- DIRECTIONS -
The lines to return are those from the one containing "What Plotly code" down to the one containing "import plotly.graph_objects as go", inclusive; return them exactly and nothing else.

- RECORDS SHOWN -
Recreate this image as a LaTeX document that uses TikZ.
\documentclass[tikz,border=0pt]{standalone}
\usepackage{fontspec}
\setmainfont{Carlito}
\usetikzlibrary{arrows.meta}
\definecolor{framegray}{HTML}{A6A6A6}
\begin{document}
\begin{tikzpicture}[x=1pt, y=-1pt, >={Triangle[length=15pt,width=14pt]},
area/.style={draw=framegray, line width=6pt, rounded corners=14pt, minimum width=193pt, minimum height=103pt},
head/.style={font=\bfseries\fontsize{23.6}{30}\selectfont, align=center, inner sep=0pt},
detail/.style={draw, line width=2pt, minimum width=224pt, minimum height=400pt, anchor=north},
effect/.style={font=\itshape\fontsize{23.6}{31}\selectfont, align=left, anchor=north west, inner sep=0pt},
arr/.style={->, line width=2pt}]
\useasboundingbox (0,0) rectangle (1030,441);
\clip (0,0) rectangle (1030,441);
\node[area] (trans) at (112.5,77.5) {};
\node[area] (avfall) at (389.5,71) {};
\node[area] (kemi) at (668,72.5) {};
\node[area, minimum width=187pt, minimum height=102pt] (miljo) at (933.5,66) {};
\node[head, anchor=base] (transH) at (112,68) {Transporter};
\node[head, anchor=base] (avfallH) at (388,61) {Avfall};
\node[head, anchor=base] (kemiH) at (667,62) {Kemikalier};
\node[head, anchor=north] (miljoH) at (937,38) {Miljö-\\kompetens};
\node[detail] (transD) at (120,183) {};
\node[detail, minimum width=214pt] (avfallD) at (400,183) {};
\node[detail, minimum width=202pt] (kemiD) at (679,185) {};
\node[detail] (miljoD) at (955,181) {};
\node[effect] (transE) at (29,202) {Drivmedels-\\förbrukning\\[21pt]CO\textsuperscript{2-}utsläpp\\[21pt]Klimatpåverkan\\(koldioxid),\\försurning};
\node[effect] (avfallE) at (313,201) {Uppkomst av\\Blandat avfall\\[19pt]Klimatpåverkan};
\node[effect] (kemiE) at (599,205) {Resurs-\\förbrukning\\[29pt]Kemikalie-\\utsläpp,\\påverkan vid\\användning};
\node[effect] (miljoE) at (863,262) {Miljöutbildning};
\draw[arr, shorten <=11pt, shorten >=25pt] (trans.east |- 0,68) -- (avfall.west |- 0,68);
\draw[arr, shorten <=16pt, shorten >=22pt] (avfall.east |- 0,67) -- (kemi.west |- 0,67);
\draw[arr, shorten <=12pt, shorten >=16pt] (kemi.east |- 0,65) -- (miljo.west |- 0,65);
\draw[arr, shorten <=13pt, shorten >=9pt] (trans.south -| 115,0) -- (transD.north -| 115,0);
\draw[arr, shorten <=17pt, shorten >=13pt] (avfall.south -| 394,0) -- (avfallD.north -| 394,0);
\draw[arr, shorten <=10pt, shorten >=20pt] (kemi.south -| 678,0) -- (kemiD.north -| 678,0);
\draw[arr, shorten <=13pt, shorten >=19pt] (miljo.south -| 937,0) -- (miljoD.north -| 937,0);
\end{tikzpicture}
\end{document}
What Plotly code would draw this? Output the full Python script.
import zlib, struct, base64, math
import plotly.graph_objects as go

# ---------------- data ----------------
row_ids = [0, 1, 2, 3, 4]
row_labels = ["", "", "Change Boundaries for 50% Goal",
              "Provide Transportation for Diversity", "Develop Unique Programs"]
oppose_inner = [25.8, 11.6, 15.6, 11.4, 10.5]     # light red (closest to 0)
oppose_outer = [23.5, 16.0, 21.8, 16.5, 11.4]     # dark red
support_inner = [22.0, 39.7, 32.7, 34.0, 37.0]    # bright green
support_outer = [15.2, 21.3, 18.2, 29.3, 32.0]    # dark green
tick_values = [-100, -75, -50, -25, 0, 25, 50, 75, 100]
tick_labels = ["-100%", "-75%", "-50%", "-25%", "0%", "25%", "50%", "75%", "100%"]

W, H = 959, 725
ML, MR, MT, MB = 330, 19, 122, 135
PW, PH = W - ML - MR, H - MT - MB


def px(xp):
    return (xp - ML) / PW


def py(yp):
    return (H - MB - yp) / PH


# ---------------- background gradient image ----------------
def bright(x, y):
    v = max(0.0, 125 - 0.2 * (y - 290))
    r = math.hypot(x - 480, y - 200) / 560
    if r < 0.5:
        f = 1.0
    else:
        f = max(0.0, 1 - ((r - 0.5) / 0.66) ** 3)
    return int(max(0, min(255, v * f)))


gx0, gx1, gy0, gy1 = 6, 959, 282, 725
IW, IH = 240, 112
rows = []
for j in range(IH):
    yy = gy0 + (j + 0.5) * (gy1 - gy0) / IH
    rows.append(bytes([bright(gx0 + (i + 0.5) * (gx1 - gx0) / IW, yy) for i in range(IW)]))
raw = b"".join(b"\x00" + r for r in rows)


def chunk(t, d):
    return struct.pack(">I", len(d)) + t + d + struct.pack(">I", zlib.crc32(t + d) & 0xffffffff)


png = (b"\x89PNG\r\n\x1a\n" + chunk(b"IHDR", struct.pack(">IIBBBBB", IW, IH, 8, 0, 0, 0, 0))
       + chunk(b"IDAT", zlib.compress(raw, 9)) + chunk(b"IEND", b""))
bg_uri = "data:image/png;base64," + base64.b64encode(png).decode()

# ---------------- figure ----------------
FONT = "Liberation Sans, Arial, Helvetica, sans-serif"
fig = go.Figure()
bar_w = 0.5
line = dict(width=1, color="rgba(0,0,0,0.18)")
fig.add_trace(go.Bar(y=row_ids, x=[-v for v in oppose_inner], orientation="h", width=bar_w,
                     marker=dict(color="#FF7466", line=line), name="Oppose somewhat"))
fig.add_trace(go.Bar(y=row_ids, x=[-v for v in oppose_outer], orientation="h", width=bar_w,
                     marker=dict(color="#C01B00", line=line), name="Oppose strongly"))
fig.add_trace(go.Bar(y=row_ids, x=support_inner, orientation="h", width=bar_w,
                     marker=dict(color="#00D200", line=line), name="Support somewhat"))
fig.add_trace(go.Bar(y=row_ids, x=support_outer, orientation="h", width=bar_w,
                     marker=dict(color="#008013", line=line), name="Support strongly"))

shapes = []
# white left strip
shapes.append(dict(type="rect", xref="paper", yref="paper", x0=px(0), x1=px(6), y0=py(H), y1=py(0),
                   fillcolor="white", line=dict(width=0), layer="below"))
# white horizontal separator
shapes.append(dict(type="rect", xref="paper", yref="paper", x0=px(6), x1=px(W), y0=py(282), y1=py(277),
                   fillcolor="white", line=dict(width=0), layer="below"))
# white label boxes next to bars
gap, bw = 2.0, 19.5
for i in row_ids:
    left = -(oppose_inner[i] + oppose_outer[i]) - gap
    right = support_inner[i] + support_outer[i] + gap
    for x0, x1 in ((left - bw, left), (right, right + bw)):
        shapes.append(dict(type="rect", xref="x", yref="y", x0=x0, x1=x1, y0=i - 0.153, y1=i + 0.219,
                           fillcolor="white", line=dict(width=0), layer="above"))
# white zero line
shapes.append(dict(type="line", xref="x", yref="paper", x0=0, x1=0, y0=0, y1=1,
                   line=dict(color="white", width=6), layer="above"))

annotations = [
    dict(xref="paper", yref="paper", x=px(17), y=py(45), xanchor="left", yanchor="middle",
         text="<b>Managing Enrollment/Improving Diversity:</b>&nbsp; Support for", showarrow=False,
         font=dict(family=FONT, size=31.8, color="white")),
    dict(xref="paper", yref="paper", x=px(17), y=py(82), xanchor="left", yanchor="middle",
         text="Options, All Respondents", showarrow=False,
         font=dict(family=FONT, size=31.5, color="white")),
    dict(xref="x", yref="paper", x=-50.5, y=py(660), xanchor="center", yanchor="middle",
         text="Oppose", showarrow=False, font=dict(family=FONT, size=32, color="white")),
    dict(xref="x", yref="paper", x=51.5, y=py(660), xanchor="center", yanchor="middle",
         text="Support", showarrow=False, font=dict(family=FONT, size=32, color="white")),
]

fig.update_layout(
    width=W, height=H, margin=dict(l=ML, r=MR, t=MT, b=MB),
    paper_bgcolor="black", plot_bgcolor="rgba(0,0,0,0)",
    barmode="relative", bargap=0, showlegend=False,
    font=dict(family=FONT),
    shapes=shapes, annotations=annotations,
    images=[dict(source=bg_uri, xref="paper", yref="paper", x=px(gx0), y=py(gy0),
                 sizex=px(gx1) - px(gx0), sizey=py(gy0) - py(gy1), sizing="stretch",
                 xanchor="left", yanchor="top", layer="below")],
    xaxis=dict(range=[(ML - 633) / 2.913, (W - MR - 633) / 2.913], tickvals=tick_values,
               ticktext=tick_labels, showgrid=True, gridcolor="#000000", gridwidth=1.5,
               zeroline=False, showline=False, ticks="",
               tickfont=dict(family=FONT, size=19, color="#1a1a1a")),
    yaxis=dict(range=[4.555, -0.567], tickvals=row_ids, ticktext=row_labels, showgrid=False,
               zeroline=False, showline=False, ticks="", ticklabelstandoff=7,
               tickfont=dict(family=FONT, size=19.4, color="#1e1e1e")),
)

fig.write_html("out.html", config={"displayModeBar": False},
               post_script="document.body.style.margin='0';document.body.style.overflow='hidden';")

- RESULT OF THIS EXERCISE -
What Plotly code would draw this? Output the full Python script.
import zlib, struct, base64, math
import plotly.graph_objects as go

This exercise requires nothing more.